> **DATASET SECTION**
════

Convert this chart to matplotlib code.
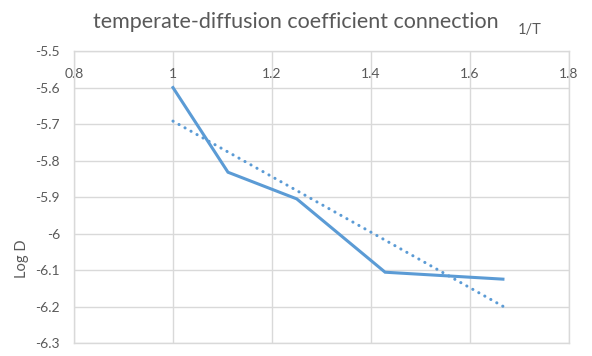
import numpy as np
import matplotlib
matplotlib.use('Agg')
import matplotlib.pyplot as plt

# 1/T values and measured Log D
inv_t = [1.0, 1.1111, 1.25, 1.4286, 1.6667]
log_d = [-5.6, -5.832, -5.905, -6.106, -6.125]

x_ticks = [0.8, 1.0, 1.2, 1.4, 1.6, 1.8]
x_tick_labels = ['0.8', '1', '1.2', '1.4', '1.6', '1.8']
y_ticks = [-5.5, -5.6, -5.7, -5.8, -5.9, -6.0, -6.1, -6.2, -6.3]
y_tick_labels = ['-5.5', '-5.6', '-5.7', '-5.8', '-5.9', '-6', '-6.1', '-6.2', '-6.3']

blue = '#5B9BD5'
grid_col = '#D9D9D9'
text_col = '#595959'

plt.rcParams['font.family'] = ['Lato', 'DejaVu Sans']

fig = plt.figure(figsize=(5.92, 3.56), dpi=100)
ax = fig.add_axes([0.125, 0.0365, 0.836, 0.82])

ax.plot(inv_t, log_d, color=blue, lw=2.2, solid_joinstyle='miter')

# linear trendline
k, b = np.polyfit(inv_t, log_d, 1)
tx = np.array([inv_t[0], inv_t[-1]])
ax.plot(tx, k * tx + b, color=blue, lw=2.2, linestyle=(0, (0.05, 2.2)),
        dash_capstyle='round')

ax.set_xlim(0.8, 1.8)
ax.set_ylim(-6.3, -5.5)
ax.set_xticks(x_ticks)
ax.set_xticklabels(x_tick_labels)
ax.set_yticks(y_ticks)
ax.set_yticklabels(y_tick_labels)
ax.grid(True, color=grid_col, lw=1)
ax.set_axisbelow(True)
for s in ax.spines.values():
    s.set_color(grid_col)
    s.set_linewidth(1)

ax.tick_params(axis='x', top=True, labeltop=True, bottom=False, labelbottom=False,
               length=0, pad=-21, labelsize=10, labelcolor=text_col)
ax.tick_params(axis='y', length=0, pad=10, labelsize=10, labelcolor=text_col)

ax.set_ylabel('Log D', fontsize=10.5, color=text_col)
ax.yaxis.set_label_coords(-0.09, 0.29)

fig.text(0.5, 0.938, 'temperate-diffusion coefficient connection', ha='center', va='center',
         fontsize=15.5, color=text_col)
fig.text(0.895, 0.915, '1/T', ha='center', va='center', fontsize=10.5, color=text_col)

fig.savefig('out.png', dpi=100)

════

Copy out all the data exactly; skip the pictures.

> **RIGHT ANSWER**
Convert this chart to matplotlib code.
import numpy as np
import matplotlib
matplotlib.use('Agg')
import matplotlib.pyplot as plt

# 1/T values and measured Log D
inv_t = [1.0, 1.1111, 1.25, 1.4286, 1.6667]
log_d = [-5.6, -5.832, -5.905, -6.106, -6.125]

x_ticks = [0.8, 1.0, 1.2, 1.4, 1.6, 1.8]
x_tick_labels = ['0.8', '1', '1.2', '1.4', '1.6', '1.8']
y_ticks = [-5.5, -5.6, -5.7, -5.8, -5.9, -6.0, -6.1, -6.2, -6.3]
y_tick_labels = ['-5.5', '-5.6', '-5.7', '-5.8', '-5.9', '-6', '-6.1', '-6.2', '-6.3']

blue = '#5B9BD5'
grid_col = '#D9D9D9'
text_col = '#595959'

plt.rcParams['font.family'] = ['Lato', 'DejaVu Sans']

fig = plt.figure(figsize=(5.92, 3.56), dpi=100)
ax = fig.add_axes([0.125, 0.0365, 0.836, 0.82])

ax.plot(inv_t, log_d, color=blue, lw=2.2, solid_joinstyle='miter')

# linear trendline
k, b = np.polyfit(inv_t, log_d, 1)
tx = np.array([inv_t[0], inv_t[-1]])
ax.plot(tx, k * tx + b, color=blue, lw=2.2, linestyle=(0, (0.05, 2.2)),
        dash_capstyle='round')

ax.set_xlim(0.8, 1.8)
ax.set_ylim(-6.3, -5.5)
ax.set_xticks(x_ticks)
ax.set_xticklabels(x_tick_labels)
ax.set_yticks(y_ticks)
ax.set_yticklabels(y_tick_labels)
ax.grid(True, color=grid_col, lw=1)
ax.set_axisbelow(True)
for s in ax.spines.values():
    s.set_color(grid_col)
    s.set_linewidth(1)

ax.tick_params(axis='x', top=True, labeltop=True, bottom=False, labelbottom=False,
               length=0, pad=-21, labelsize=10, labelcolor=text_col)
ax.tick_params(axis='y', length=0, pad=10, labelsize=10, labelcolor=text_col)

ax.set_ylabel('Log D', fontsize=10.5, color=text_col)
ax.yaxis.set_label_coords(-0.09, 0.29)

fig.text(0.5, 0.938, 'temperate-diffusion coefficient connection', ha='center', va='center',
         fontsize=15.5, color=text_col)
fig.text(0.895, 0.915, '1/T', ha='center', va='center', fontsize=10.5, color=text_col)

fig.savefig('out.png', dpi=100)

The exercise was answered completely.